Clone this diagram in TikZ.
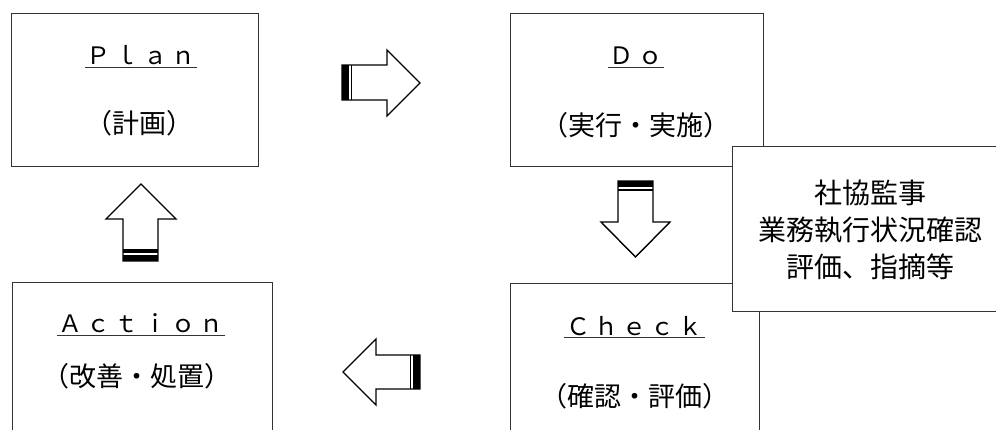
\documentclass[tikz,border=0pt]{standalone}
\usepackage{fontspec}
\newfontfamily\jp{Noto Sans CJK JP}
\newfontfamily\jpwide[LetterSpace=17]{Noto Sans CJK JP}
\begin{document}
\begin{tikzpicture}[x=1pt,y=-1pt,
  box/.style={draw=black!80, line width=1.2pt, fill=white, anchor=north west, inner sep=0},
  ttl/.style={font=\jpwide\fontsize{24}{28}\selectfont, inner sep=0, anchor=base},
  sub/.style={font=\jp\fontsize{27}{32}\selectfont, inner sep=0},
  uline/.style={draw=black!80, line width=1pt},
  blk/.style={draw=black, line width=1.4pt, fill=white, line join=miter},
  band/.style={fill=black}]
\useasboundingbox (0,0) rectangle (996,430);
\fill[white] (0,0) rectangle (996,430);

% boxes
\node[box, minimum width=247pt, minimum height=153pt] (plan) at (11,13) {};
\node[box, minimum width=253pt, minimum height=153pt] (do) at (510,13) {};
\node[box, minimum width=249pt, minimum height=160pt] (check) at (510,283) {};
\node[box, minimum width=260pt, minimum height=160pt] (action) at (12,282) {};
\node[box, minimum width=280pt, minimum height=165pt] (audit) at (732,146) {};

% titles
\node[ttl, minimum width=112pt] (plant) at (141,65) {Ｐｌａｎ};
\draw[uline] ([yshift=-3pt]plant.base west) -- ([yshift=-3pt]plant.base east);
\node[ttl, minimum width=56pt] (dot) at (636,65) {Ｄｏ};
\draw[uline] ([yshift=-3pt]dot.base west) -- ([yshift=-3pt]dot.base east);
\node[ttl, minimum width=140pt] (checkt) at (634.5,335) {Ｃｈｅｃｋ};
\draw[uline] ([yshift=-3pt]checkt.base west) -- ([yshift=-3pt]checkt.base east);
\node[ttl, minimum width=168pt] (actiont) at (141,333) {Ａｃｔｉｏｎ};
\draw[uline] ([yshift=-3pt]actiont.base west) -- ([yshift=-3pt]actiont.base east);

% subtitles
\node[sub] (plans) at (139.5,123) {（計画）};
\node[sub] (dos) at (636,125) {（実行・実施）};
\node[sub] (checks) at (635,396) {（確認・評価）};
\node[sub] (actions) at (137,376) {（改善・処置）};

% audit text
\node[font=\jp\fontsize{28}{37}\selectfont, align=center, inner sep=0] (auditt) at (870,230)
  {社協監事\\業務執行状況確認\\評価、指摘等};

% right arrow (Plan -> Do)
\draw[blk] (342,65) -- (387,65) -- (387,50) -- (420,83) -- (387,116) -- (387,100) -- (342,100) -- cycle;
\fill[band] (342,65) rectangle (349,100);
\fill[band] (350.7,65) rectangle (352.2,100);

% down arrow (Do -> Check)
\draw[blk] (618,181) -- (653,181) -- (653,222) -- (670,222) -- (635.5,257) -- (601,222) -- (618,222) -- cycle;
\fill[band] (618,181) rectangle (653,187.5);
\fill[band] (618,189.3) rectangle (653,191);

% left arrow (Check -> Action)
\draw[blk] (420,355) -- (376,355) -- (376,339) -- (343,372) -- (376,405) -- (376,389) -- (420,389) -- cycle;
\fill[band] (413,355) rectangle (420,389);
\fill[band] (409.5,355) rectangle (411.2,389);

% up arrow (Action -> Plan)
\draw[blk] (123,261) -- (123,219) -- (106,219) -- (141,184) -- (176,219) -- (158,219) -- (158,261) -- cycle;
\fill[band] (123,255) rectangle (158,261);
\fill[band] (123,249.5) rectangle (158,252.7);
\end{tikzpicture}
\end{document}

**Your objective:** Give an exact reproduction of every line, leaving out any picture.

**In response:**
Clone this diagram in TikZ.
\documentclass[tikz,border=0pt]{standalone}
\usepackage{fontspec}
\newfontfamily\jp{Noto Sans CJK JP}
\newfontfamily\jpwide[LetterSpace=17]{Noto Sans CJK JP}
\begin{document}
\begin{tikzpicture}[x=1pt,y=-1pt,
  box/.style={draw=black!80, line width=1.2pt, fill=white, anchor=north west, inner sep=0},
  ttl/.style={font=\jpwide\fontsize{24}{28}\selectfont, inner sep=0, anchor=base},
  sub/.style={font=\jp\fontsize{27}{32}\selectfont, inner sep=0},
  uline/.style={draw=black!80, line width=1pt},
  blk/.style={draw=black, line width=1.4pt, fill=white, line join=miter},
  band/.style={fill=black}]
\useasboundingbox (0,0) rectangle (996,430);
\fill[white] (0,0) rectangle (996,430);

% boxes
\node[box, minimum width=247pt, minimum height=153pt] (plan) at (11,13) {};
\node[box, minimum width=253pt, minimum height=153pt] (do) at (510,13) {};
\node[box, minimum width=249pt, minimum height=160pt] (check) at (510,283) {};
\node[box, minimum width=260pt, minimum height=160pt] (action) at (12,282) {};
\node[box, minimum width=280pt, minimum height=165pt] (audit) at (732,146) {};

% titles
\node[ttl, minimum width=112pt] (plant) at (141,65) {Ｐｌａｎ};
\draw[uline] ([yshift=-3pt]plant.base west) -- ([yshift=-3pt]plant.base east);
\node[ttl, minimum width=56pt] (dot) at (636,65) {Ｄｏ};
\draw[uline] ([yshift=-3pt]dot.base west) -- ([yshift=-3pt]dot.base east);
\node[ttl, minimum width=140pt] (checkt) at (634.5,335) {Ｃｈｅｃｋ};
\draw[uline] ([yshift=-3pt]checkt.base west) -- ([yshift=-3pt]checkt.base east);
\node[ttl, minimum width=168pt] (actiont) at (141,333) {Ａｃｔｉｏｎ};
\draw[uline] ([yshift=-3pt]actiont.base west) -- ([yshift=-3pt]actiont.base east);

% subtitles
\node[sub] (plans) at (139.5,123) {（計画）};
\node[sub] (dos) at (636,125) {（実行・実施）};
\node[sub] (checks) at (635,396) {（確認・評価）};
\node[sub] (actions) at (137,376) {（改善・処置）};

% audit text
\node[font=\jp\fontsize{28}{37}\selectfont, align=center, inner sep=0] (auditt) at (870,230)
  {社協監事\\業務執行状況確認\\評価、指摘等};

% right arrow (Plan -> Do)
\draw[blk] (342,65) -- (387,65) -- (387,50) -- (420,83) -- (387,116) -- (387,100) -- (342,100) -- cycle;
\fill[band] (342,65) rectangle (349,100);
\fill[band] (350.7,65) rectangle (352.2,100);

% down arrow (Do -> Check)
\draw[blk] (618,181) -- (653,181) -- (653,222) -- (670,222) -- (635.5,257) -- (601,222) -- (618,222) -- cycle;
\fill[band] (618,181) rectangle (653,187.5);
\fill[band] (618,189.3) rectangle (653,191);

% left arrow (Check -> Action)
\draw[blk] (420,355) -- (376,355) -- (376,339) -- (343,372) -- (376,405) -- (376,389) -- (420,389) -- cycle;
\fill[band] (413,355) rectangle (420,389);
\fill[band] (409.5,355) rectangle (411.2,389);

% up arrow (Action -> Plan)
\draw[blk] (123,261) -- (123,219) -- (106,219) -- (141,184) -- (176,219) -- (158,219) -- (158,261) -- cycle;
\fill[band] (123,255) rectangle (158,261);
\fill[band] (123,249.5) rectangle (158,252.7);
\end{tikzpicture}
\end{document}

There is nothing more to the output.